The Roman Catholic community had hitherto been obliged either to go to the main St Paul’s Church in the town or to the chapel of Kearsney Convent. Through the energies of Father Terence Tanner, then the parish priest of St Paul’s, the new Roman Catholic Church of our Lady of Dover was built in a commanding position at the junction of Roosevelt Road, and was opened in 1960, Father O’Riordan being the first resident priest. Externally, the principal feature is the tall eastern gable opening, containing a wooden cross, a theme taken up internally, by the reredos of the high altar. ’A notable feature is the “crying room“ where children and toddlers can be present at Mass and see everything, and make as much noise as they like without disturbing the main congregation: The parish now extends out beyond Kearsney one way and to St Margaret’s Bay in the other.
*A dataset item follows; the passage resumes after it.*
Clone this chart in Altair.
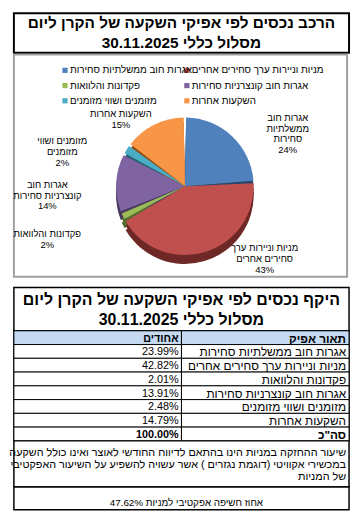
import altair as alt
import pandas as pd

FONT = "Liberation Sans, Arial, DejaVu Sans, sans-serif"

# ---------------- data ----------------
categories = [
    "אגרות חוב ממשלתיות סחירות",
    "מניות וניירות ערך סחירים אחרים",
    "פקדונות והלוואות",
    "אגרות חוב קונצרניות סחירות",
    "מזומנים ושווי מזומנים",
    "השקעות אחרות",
]
values = [23.99, 42.82, 2.01, 13.91, 2.48, 14.79]
slice_labels = [
    "אגרות חוב|ממשלתיות|סחירות",
    "מניות וניירות ערך|סחירים אחרים",
    "פקדונות והלוואות",
    "אגרות חוב|קונצרניות סחירות",
    "מזומנים ושווי|מזומנים",
    "השקעות אחרות",
]
colors = ["#4F81BD", "#C0504D", "#9BBB59", "#8064A2", "#4BACC6", "#F79646"]
side_colors = ["#2A4466", "#6E2826", "#556B2C", "#46375C", "#24606F", "#8E4A10"]

title_lines = ["הרכב נכסים לפי אפיקי השקעה של הקרן ליום", "30.11.2025 מסלול כללי"]
table_title_lines = ["היקף נכסים לפי אפיקי השקעה של הקרן ליום", "30.11.2025 מסלול כללי"]
header = ["אחודים", "תאור אפיק"]
total_label = 'סה"כ'
note_lines = [
    "שיעור ההחזקה במניות הינו בהתאם לדיווח החודשי לאוצר ואינו כולל השקעה",
    "במכשירי אקוויטי (דוגמת נגזרים ) אשר עשויה להשפיע על השיעור האפקטיבי",
    "של המניות",
]
effective_label = "אחוז חשיפה אפקטיבי למניות"
effective_value = 47.62

# ---------------- layout constants ----------------
W = 341
PIE_W, PIE_H = 339, 226
CX, CY, R, DEPTH = 174, 134, 70, 9
LX, LY, RX, RY = 176, 148, 150, 92
LH = 11
LEGX, LEGY, LEG_COLW, LEG_ROWH = 52, 16, 124, 15.5

pie_df = pd.DataFrame({
    "idx": list(range(len(categories))),
    "cat": categories,
    "value": values,
    "wrap": slice_labels,
    "side": side_colors,
})
dummy = pd.DataFrame({"a": [0]})


def spacer(h):
    return alt.Chart(dummy).mark_text(text=" ", opacity=0).encode(
        x=alt.value(1), y=alt.value(1)
    ).properties(width=W, height=h,
                 view=alt.ViewBackground(strokeOpacity=0, fillOpacity=0))


# ---------------- title box ----------------
title_panel = alt.Chart(dummy).mark_text(
    font=FONT, fontSize=15.6, fontWeight="bold", lineHeight=20,
    align="center", baseline="middle", color="black"
).encode(
    x=alt.value(W / 2), y=alt.value(10), text=alt.value(title_lines)
).properties(width=W, height=40,
             view=alt.ViewBackground(stroke="black", strokeWidth=2, fill="white"))

# ---------------- pie ----------------
base = alt.Chart(pie_df)
theta = alt.Theta("value:Q", stack=True)
order = alt.Order("idx:Q")
cscale = alt.Scale(domain=categories, range=colors)

side_a = base.mark_arc(radius=R, padAngle=0.035).encode(
    theta=theta, order=order, fill=alt.Fill("side:N", scale=None),
    x=alt.value(CX), y=alt.value(CY + DEPTH))
side_b = base.mark_arc(radius=R, padAngle=0.035).encode(
    theta=theta, order=order, fill=alt.Fill("side:N", scale=None),
    x=alt.value(CX), y=alt.value(CY + DEPTH / 2))
top = base.mark_arc(radius=R, padAngle=0.035).encode(
    theta=theta, order=order,
    color=alt.Color("cat:N", sort=categories, scale=cscale, legend=None),
    x=alt.value(CX), y=alt.value(CY))

labels = base.transform_joinaggregate(
    total="sum(value)"
).transform_window(
    cum="sum(value)", sort=[alt.SortField("idx")], frame=[None, 0]
).transform_calculate(
    mid="(datum.cum - datum.value / 2) / datum.total * 2 * PI",
    lines="split(datum.wrap + '|' + format(datum.value / 100, '.0%'), '|')",
).transform_calculate(
    lx=f"clamp({LX} + {RX} * sin(datum.mid) * (cos(datum.mid) < 0 ? 1.85 : 1), 34, 305)",
    ly=f"clamp({LY} - {RY} * cos(datum.mid), 20, 208) - (length(datum.lines) - 1) * {LH} / 2",
).mark_text(font=FONT, fontSize=9.6, lineHeight=LH, color="black",
            align="center", baseline="middle").encode(
    x=alt.X("lx:Q", scale=None, axis=None),
    y=alt.Y("ly:Q", scale=None, axis=None),
    text="lines:N")

leg = base.transform_calculate(
    lgx=f"{LEGX} + (datum.idx % 2) * {LEG_COLW}",
    lgy=f"{LEGY} + floor(datum.idx / 2) * {LEG_ROWH}",
)
leg_sq = leg.mark_square(size=28, opacity=1).encode(
    x=alt.X("lgx:Q", scale=None, axis=None),
    y=alt.Y("lgy:Q", scale=None, axis=None),
    color=alt.Color("cat:N", sort=categories, scale=cscale, legend=None))
leg_tx = leg.mark_text(font=FONT, fontSize=10, align="left", baseline="middle",
                       dx=5, color="black").encode(
    x=alt.X("lgx:Q", scale=None, axis=None),
    y=alt.Y("lgy:Q", scale=None, axis=None),
    text="cat:N")

pie_panel = alt.layer(side_a, side_b, top, labels, leg_sq, leg_tx).properties(
    width=PIE_W, height=PIE_H,
    view=alt.ViewBackground(stroke="#A0A0A0", strokeWidth=2, fill="white"))

# ---------------- table ----------------
ttitle = alt.Chart(dummy).mark_text(
    font=FONT, fontSize=16.2, fontWeight="bold", lineHeight=20,
    align="center", baseline="middle", color="black"
).encode(
    x=alt.value(W / 2), y=alt.value(13), text=alt.value(table_title_lines)
).properties(width=W, height=44,
             view=alt.ViewBackground(stroke="black", strokeWidth=1.5, fill="white"))

rows = [
    {"row": 0, "col": "pct", "text": header[0], "bold": True, "fill": "#C5D9F1"},
    {"row": 0, "col": "desc", "text": header[1], "bold": True, "fill": "#C5D9F1"},
]
for i, (c, v) in enumerate(zip(categories, values)):
    rows.append({"row": i + 1, "col": "pct", "text": f"{v:.2f}%", "bold": False, "fill": "white"})
    rows.append({"row": i + 1, "col": "desc", "text": c, "bold": False, "fill": "white"})
total = sum(values)
rows.append({"row": 7, "col": "pct", "text": f"{total:.2f}%", "bold": True, "fill": "white"})
rows.append({"row": 7, "col": "desc", "text": total_label, "bold": True, "fill": "white"})
grid_df = pd.DataFrame(rows)

xs = alt.Scale(domain=["pct", "desc"], paddingInner=0, paddingOuter=0)
ys = alt.Scale(paddingInner=0, paddingOuter=0)
gbase = alt.Chart(grid_df)
cells = gbase.mark_rect(stroke="black", strokeWidth=1).encode(
    x=alt.X("col:N", scale=xs, axis=None),
    y=alt.Y("row:O", scale=ys, axis=None),
    fill=alt.Fill("fill:N", scale=None))


def cell_text(filt, weight, size):
    return gbase.transform_filter(filt).mark_text(
        font=FONT, fontSize=size, fontWeight=weight, align="right", baseline="middle",
        dx=-3, dy=1, color="black").encode(
        x=alt.X("col:N", scale=xs, axis=None, bandPosition=1),
        y=alt.Y("row:O", scale=ys, axis=None),
        text="text:N")


t1 = cell_text("!datum.bold && datum.col == 'pct'", "normal", 11)
t2 = cell_text("!datum.bold && datum.col == 'desc'", "normal", 12)
t3 = cell_text("datum.bold && datum.col == 'pct'", "bold", 11)
t4 = cell_text("datum.bold && datum.col == 'desc'", "bold", 12)
grid = alt.layer(cells, t1, t2, t3, t4).properties(
    width=W, height=112,
    view=alt.ViewBackground(stroke="black", strokeWidth=1.5))

note = alt.Chart(dummy).mark_text(
    font=FONT, fontSize=11, lineHeight=12.5, align="right", baseline="middle", color="black"
).encode(
    x=alt.value(W - 3), y=alt.value(12), text=alt.value(note_lines)
).properties(width=W, height=47,
             view=alt.ViewBackground(stroke="black", strokeWidth=1.5, fill="white"))

last = alt.Chart(dummy).mark_text(
    font=FONT, fontSize=10, align="center", baseline="middle", color="black"
).encode(
    x=alt.value(W / 2 + 5), y=alt.value(16),
    text=alt.value(f"{effective_label}  {effective_value:.2f}%")
).properties(width=W, height=23,
             view=alt.ViewBackground(stroke="black", strokeWidth=1.5, fill="white"))

chart = alt.vconcat(
    title_panel, spacer(2), pie_panel, spacer(11), ttitle, grid, note, last,
    spacing=0, bounds="flush"
).properties(
    padding=0, background="white"
).configure_view(stroke=None)

chart.save("out.html", embed_options={"renderer": "svg", "actions": False})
So far as education is concerned, the first response other than intake in the already established schools in the town, was the building of Powell Primary School — opened in 1949 — in the Linces, at that time the fastest growing area. To the original buildings, many others have since then added. When it became obvious that Powell could not contain the post-war bulge, a second primary school, Melbourne, was opened in 1954 in the avenue of that name. But by far the largest school is Archers Court Secondary School, built at the top of the hill, serving not only the estate but the fast-growing village of Whitfield and the outlying hamlets towards Deal as well. The present greatly expanded school has a capacity for over 1,000 pupils compared with about 600 when it was first built in 1957. Particularly valued amenities at Archers Court School include its fine 'hall and the recently developed youth centre there.
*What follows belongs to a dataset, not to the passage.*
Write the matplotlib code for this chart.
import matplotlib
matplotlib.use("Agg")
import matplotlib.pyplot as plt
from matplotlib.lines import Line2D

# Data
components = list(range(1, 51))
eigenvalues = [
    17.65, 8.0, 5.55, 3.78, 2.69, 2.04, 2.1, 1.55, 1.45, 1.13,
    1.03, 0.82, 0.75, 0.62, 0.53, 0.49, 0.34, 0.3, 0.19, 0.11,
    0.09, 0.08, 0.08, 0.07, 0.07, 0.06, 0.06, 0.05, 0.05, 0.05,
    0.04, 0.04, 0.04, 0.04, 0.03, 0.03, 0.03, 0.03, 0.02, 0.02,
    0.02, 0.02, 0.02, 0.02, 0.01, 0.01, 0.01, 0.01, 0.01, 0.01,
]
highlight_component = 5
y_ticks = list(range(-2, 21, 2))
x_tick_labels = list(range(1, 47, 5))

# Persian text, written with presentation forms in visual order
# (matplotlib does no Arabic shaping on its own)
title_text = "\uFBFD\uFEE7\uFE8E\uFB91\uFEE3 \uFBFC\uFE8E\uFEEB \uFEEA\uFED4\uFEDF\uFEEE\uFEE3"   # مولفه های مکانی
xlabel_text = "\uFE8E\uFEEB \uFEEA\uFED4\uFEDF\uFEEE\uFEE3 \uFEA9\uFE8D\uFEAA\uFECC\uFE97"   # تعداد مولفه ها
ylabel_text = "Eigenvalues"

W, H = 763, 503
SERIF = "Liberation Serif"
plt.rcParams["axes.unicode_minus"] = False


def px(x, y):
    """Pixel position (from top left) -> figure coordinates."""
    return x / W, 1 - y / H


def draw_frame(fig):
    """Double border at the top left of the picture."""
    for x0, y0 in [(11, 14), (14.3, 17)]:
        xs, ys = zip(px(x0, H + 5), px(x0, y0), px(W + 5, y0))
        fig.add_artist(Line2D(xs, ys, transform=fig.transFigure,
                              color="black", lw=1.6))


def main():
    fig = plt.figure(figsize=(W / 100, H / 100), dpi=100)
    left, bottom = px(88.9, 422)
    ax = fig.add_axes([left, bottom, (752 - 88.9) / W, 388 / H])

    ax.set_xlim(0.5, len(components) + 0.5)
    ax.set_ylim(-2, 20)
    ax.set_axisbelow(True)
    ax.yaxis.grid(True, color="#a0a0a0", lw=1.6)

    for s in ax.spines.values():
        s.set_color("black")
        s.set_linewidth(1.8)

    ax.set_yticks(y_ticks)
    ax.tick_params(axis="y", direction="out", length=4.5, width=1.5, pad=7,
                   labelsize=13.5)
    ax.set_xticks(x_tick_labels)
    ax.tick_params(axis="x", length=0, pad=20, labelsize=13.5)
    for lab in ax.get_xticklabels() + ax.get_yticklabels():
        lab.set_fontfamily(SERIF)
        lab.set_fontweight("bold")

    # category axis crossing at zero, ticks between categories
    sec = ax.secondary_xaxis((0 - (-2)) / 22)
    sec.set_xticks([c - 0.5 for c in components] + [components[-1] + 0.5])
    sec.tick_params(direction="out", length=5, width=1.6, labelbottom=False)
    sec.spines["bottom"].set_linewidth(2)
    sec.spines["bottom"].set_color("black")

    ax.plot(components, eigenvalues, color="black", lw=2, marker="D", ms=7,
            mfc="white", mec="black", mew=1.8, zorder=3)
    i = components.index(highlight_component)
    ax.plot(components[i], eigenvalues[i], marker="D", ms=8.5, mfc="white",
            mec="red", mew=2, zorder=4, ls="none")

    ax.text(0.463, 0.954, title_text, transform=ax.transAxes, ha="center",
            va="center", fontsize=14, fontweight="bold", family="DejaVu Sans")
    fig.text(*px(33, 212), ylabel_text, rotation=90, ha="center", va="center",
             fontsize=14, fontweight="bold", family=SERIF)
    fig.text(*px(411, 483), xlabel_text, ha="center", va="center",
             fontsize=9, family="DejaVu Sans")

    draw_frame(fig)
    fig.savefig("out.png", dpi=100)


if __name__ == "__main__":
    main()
The Mill lands of Buckland are mentioned in the Domesday Survey. These lands lie on the north-east side of the London Road, known anciently by the general name of Mill Lands, also as Brox-Ditch Meadow, and, later, corrupted to Brook-Ditch Meadow.
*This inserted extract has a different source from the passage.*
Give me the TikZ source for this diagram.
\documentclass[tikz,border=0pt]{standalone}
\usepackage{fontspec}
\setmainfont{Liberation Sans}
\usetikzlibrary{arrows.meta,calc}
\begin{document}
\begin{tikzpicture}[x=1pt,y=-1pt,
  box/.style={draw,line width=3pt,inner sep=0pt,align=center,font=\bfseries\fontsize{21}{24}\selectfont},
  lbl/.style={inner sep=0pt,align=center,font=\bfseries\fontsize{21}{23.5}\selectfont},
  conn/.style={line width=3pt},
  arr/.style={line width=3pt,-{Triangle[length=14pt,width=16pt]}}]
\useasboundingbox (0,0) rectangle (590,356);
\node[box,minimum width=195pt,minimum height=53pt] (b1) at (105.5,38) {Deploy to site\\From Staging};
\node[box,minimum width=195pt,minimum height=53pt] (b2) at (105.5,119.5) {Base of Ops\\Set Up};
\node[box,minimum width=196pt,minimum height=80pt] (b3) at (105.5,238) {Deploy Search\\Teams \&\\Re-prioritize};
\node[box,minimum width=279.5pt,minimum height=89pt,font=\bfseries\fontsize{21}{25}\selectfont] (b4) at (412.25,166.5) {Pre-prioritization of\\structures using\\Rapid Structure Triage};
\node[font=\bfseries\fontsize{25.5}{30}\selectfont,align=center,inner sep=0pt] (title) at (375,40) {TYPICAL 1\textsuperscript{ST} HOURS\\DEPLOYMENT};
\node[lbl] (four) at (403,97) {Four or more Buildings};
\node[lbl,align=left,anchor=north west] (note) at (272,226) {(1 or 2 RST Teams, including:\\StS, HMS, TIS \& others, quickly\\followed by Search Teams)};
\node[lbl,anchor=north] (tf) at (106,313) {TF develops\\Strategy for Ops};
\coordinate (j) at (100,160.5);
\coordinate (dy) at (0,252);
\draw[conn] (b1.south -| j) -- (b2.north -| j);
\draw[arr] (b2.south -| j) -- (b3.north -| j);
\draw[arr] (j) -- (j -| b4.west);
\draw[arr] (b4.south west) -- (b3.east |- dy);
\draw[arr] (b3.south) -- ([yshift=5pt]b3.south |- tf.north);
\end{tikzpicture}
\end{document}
The last corn mill to keep up the busy hum of industry here was the flourishing mill of Messrs W. and E. Mannering; but that structure, now only a store, although it is about 170 years old, occupies but the modem margin of Mill land history. A much older mill, and, doubtless, the representative of the one that existed at the time of the Norman Survey, was on the other side of the stream. There is reason to believe that the original Norman foundations were still embedded in the ancient masonry which formed the base of the wooden superstructure of this mill which, early in the 19th century, was a paper mill, and, about 130 years ago, was converted into Harding’s Wellington Brewery.


Crabble Meadows

Two contrasting photographs taken about 70 years apart, demonstrate dramatically the major changes which have taken place at Buckland as the paper mill has grown and extended across the Crabble Meadows shown in the picture above, which is believed to date back about-100 years. Crossing the centre of this picture is a footpath which was used by the occupants of the mill house, on Crabble Hill, to get to the church, just visible on the right, for Sunday services. Sheep, which grazed in the meadow beyond the path, as illustrated in Part 178 of this reprint, could not, it seems, cross the river and stray into the mill house garden, because the wooden bridge across the Dour had a drawbridge arrangement.


Buckland Paper Mill

Off Crabble Hill, on the left of picture above are the grounds of the Coleman Nurses’ home, which is just out of view. On the lower corner of this site British Legion flats have recently been built and beyond them is a petrol filling station.

The aerial view of Buckland Church and churchyard and the adjoining Buckland Paper Mill taken about 30 years ago. In the top left corner of the picture are the grounds of the Coleman Nursing home where British Legion flats were recently built.